All of this to me underscores the dangers of comparing databases based solely on their performance. Don't get me wrong, performance and throughput is very important, and any evaluation of a database should involve performance comparisons. But the problem is that it's so easy to put up some blog or web page comparing database performance, and then someone then concludes “Database X is slow” or “Database Y is super-fast.” It creates impressions that are hard to break, and a database that might be perfect for you may not even make it on your radar.

What I always tell people is that, rather than depending on someone else to do your performance tests for you, you really need to take the time to do it yourself based on the characteristics of your specific application. What is the percentage of reads to writes? How many concurrent threads? What are your isolation requirements? What are your requirements for durability? Are there lots of short transactions or are the transactions long-lived? Are you running embedded or client/server? Are your queries mostly single-table queries based on primary and secondary keys, or do you have a lot of complex joins? And so on. And then, when you run your tests, make sure that the databases are configured to be as equal as possible. Of course one of the things you want to evaluate is how much work it takes to tune the database, or if you can even figure out how to do it, but ultimately your performance tests should, as much as possible, put the databases on equal footing.

It would be nice if there were a silver bullet benchmark that you could just crank all the databases through, but that's just not the way it is. One nice thing about Derby and many of the other open-source databases is you can download them and get going right away, and they're free, so you can do these kinds of evaluations without spending $$$ and days reading through the install guide and having to hire a DBA to tune it.

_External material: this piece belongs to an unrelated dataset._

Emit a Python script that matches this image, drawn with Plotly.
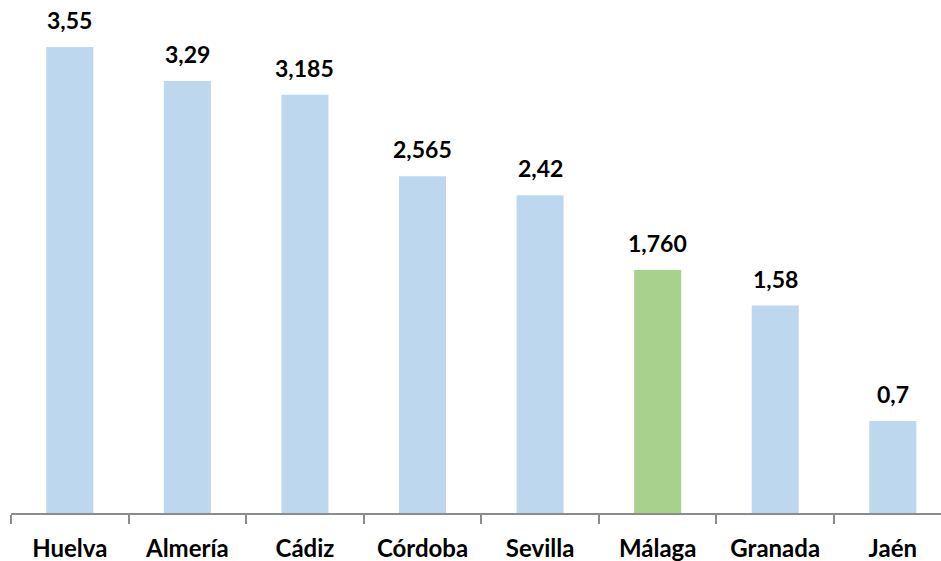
import plotly.graph_objects as go

categories = ["Huelva", "Almería", "Cádiz", "Córdoba", "Sevilla", "Málaga", "Granada", "Jaén"]
# bar heights as drawn in the picture (Málaga's bar is drawn a little taller than its label)
values = [3.55, 3.29, 3.185, 2.565, 2.42, 1.85, 1.58, 0.7]
value_labels = ["3,55", "3,29", "3,185", "2,565", "2,42", "1,760", "1,58", "0,7"]
highlight = "Málaga"

BLUE = "#BDD7EE"
GREEN = "#A9D18E"
colors = [GREEN if c == highlight else BLUE for c in categories]

FONT = "Lato, 'Open Sans', sans-serif"

fig = go.Figure()
fig.add_trace(go.Bar(
    x=categories, y=values, marker=dict(color=colors, line=dict(width=0)),
    width=0.4, hoverinfo="x+y",
))

for c, v, t in zip(categories, values, value_labels):
    fig.add_annotation(x=c, y=v, text=f"<b>{t}</b>", showarrow=False,
                       yanchor="bottom", yshift=11,
                       font=dict(family=FONT, size=23, color="#000000"))

fig.update_layout(
    width=941, height=561,
    margin=dict(l=11, r=0, t=0, b=48),
    paper_bgcolor="white", plot_bgcolor="white",
    showlegend=False,
    font=dict(family=FONT, size=23, color="#000000"),
    xaxis=dict(
        range=[-0.5, 7.41], showgrid=False, zeroline=False,
        showline=True, linecolor="#8C8C8C", linewidth=1.5,
        ticks="outside", tickson="boundaries", ticklen=9, tickcolor="#8C8C8C", tickwidth=1.5,
        tickfont=dict(family=FONT, size=24, color="#000000"),
        ticklabelstandoff=13,
        tickvals=categories, ticktext=[f"<b>{c}</b>" for c in categories],
        automargin=False,
    ),
    yaxis=dict(range=[0, 3.907], visible=False, showgrid=False, zeroline=False),
)

fig.write_html("out.html", config={"displayModeBar": False},
               post_script="document.body.style.margin='0';document.body.style.overflow='hidden';")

While I'm at it, another thing you should be aware of when evaluating Derby is that Derby does not automatically close result sets after all rows have been read. The JDBC 3 spec does not clearly specify the behavior to be expected here; some database vendors close the result set, others don't. The benefit of not closing the result set is that you can still get metadata about the result set even after having read all the data. The problem is that if you are using the same connection over and over again in a long-running test or application, at some point you will run out of memory. Note that in a web server/app server environment, if you are using a DataSource to get your connections, these connections are pooled, so even if you close them explicitly in your code they are not actually closed but simply put back on the pool. So if you want avoid these problems, and if you want to use JDBC in a truly portable way, make sure you close your result sets when you are done with them.